The time seems pretty long for that file size. What type of file is it?
Is the CTAS running single threaded?
—Andries
On May 28, 2015, at 9:37 AM, Matt <bsg075@gmail.com> wrote:
>> How large is the data set you are working with, and your cluster/nodes?
>
> Just testing with that single 44GB source file currently, and my test cluster is made
from 4 nodes, each with 8 CPU cores, 32GB RAM, a 6TB Ext4 volume (RAID-10).
>
> Drill defaults left as come in v1.0. I will be adjusting memory and retrying the CTAS.
>
> I know I can / should assign individual disks to HDFS, but as a test cluster there are
apps that expect data volumes to work on. A dedicated Hadoop production cluster would have
a disk layout specific to the task.
>
>
> On 28 May 2015, at 12:26, Andries Engelbrecht wrote:
>
>> Just check the drillbit.log and drillbit.out files in the log directory.
>> Before adjusting memory, see if that is an issue first.

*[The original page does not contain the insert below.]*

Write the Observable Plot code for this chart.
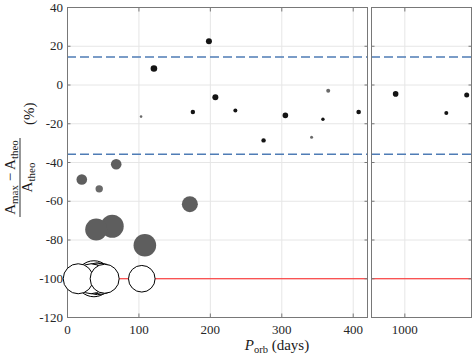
<!DOCTYPE html>
<html><head><meta charset="utf-8">
<script src="https://cdn.jsdelivr.net/npm/d3@7"></script>
<script src="https://cdn.jsdelivr.net/npm/@observablehq/plot@0.6"></script>
<style>
html,body{margin:0;padding:0;background:#fff;}
#fig{position:relative;width:474px;height:356px;font-family:"Liberation Serif","Times New Roman",serif;}
#fig svg{position:absolute;top:0;overflow:visible;}
</style></head><body><div id="fig"></div>
<script>
// ---- data ----
const period    = [121, 198, 207, 103, 175.5, 235, 274.5, 305, 341.7, 357.6, 365, 407.6, 862, 1622, 1928,
                   68.2, 20, 44.4, 171.3, 40.2, 62.6, 108.3,
                   104, 52, 47, 42, 37, 33, 15];
const deviation = [8.5, 22.6, -6.3, -16.3, -13.9, -13.2, -28.6, -15.7, -27.0, -17.7, -3.0, -13.9, -4.6, -14.4, -5.1,
                   -40.9, -48.8, -53.6, -61.5, -74.6, -72.9, -82.7,
                   -100, -100, -100, -100, -100, -100, -100];
const markerSize = [3.3, 3.0, 3.0, 1.3, 2.2, 2.0, 2.2, 2.8, 1.5, 1.7, 2.0, 2.3, 2.8, 2.0, 2.5,
                    5.3, 5.3, 3.7, 8, 11, 11.5, 11.3,
                    13.3, 14.5, 15.5, 16, 18, 15, 15];
const group     = ["in","in","in","faint","in","in","in","in","faint","in","faint","in","in","in","in",
                   "out","out","faint","out","out","out","out",
                   "none","none","none","none","none","none","none"];
const groups      = ["in", "faint", "out"];
const groupColors = ["#141414", "#6a6a6a", "#5e5e5e"];
const bandUpper = 14.5;
const bandLower = -35.7;
const fullLoss = -100;
const yTicks = [-120, -100, -80, -60, -40, -20, 0, 20, 40];
const yTickLabels = ["-120", "-100", "-80", "-60", "-40", "-20", "0", "20", "40"];
const xTicksLeft = [0, 100, 200, 300, 400];
const xTicksRight = [1000];
const xDomainLeft = [0, 420];
const xDomainRight = [500, 2000];
const yDomain = [-120, 40];

const data = period.map((p, i) => ({p, d: deviation[i], s: markerSize[i], g: group[i]}));
const fmtY = d => yTickLabels[yTicks.indexOf(d)];

function panel(xDomain, xTicks, showYLabels, width, mL, mR) {
  const rows = data.filter(r => r.p >= xDomain[0] && r.p <= xDomain[1]);
  const filled = rows.filter(r => r.g !== "none");
  const open = rows.filter(r => r.g === "none");
  return Plot.plot({
    width, height: 356,
    marginLeft: mL, marginRight: mR, marginTop: 7, marginBottom: 39,
    style: {fontFamily: '"Liberation Serif","Times New Roman",serif', fontSize: "13px", color: "#262626", background: "transparent", overflow: "visible"},
    x: {domain: xDomain, label: null},
    y: {domain: yDomain, label: null},
    r: {type: "linear", domain: [0, 20], range: [0, 20]},
    color: {domain: groups, range: groupColors},
    marks: [
      Plot.gridY(yTicks, {stroke: "#e6e6e6", strokeOpacity: 1}),
      Plot.gridX(xTicks, {stroke: "#e6e6e6", strokeOpacity: 1}),
      Plot.ruleY([bandUpper, bandLower], {x1: xDomain[0], x2: xDomain[1], stroke: "#4f7cb5", strokeWidth: 1.5, strokeDasharray: "9,4"}),
      Plot.ruleY([fullLoss], {x1: xDomain[0], x2: xDomain[1], stroke: "#ff2020", strokeWidth: 1.2}),
      Plot.frame({stroke: "#787878"}),
      Plot.axisY(yTicks, {anchor: "left", tickSize: -3.5, tickPadding: 8, stroke: "#787878",
        tickFormat: showYLabels ? fmtY : () => "", label: null}),
      Plot.axisY(yTicks, {anchor: "right", tickSize: -3.5, stroke: "#787878", tickFormat: () => "", label: null}),
      Plot.axisX(xTicks, {anchor: "bottom", tickSize: -3.5, tickPadding: 11, stroke: "#787878", tickFormat: d => String(d), label: null}),
      Plot.axisX(xTicks, {anchor: "top", tickSize: -3.5, stroke: "#787878", tickFormat: () => "", label: null}),
      Plot.dot(filled, {x: "p", y: "d", r: "s", fill: "g", stroke: null}),
      Plot.dot(open, {x: "p", y: "d", r: "s", fill: "white", stroke: "black", strokeWidth: 1})
    ]
  });
}

const fig = document.getElementById("fig");
const left = panel(xDomainLeft, xTicksLeft, true, 367, 67, 0);
left.style.left = "0px";
fig.appendChild(left);
const right = panel(xDomainRight, xTicksRight, false, 103, 0, 3);
right.style.left = "371px";
fig.appendChild(right);

// axis titles as real text
const ns = "http://www.w3.org/2000/svg";
const lab = document.createElementNS(ns, "svg");
lab.setAttribute("width", 474); lab.setAttribute("height", 356);
lab.style.left = "0px"; lab.style.pointerEvents = "none";
lab.innerHTML = `
<g fill="#1a1a1a" font-family="Liberation Serif, Times New Roman, serif">
  <g transform="translate(0,217) rotate(-90)">
    <text x="39.5" y="14.5" text-anchor="middle" font-size="15">A<tspan font-size="11" dy="3">max</tspan><tspan dy="-3"> − A</tspan><tspan font-size="11" dy="3">theo</tspan></text>
    <line x1="0" x2="79" y1="20" y2="20" stroke="#1a1a1a" stroke-width="0.9"/>
    <text x="39.5" y="32" text-anchor="middle" font-size="15">A<tspan font-size="11" dy="3">theo</tspan></text>
    <text x="92" y="34" font-size="15">(%)</text>
  </g>
  <text x="277" y="350" text-anchor="middle" font-size="15"><tspan font-style="italic">P</tspan><tspan font-size="10.5" dy="3">orb</tspan><tspan dy="-3"> (days)</tspan></text>
</g>`;
fig.appendChild(lab);
</script></body></html>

It was for me, but as Jason
mentioned there can be other causes as well.
>>
>> You adjust memory allocation in the drill-env.sh files, and have to restart the drill
bits.
>>
>> How large is the data set you are working with, and your cluster/nodes?
>>
>> —Andries
>>
>>
>> On May 28, 2015, at 9:17 AM, Matt <bsg075@gmail.com> wrote:
>>
>>> To make sure I am adjusting the correct config, these are heap parameters within
the Drill configure path, not for Hadoop or Zookeeper?
>>>
>>>
>>>> On May 28, 2015, at 12:08 PM, Jason Altekruse <altekrusejason@gmail.com>
wrote:
>>>>
>>>> There should be no upper limit on the size of the tables you can create
>>>> with Drill. Be advised that Drill does currently operate entirely
>>>> optimistically in regards to available resources. If a network connection
>>>> between two drillbits fails during a query, we will not currently
>>>> re-schedule the work to make use of remaining nodes and network connections
>>>> that are still live. While we have had a good amount of success using Drill
>>>> for data conversion, be aware that these conditions could cause long
>>>> running queries to fail.
>>>>
>>>> That being said, it isn't the only possible cause for such a failure. In
>>>> the case of a network failure we would expect to see a message returned to
>>>> you that part of the query was unsuccessful and that it had been cancelled.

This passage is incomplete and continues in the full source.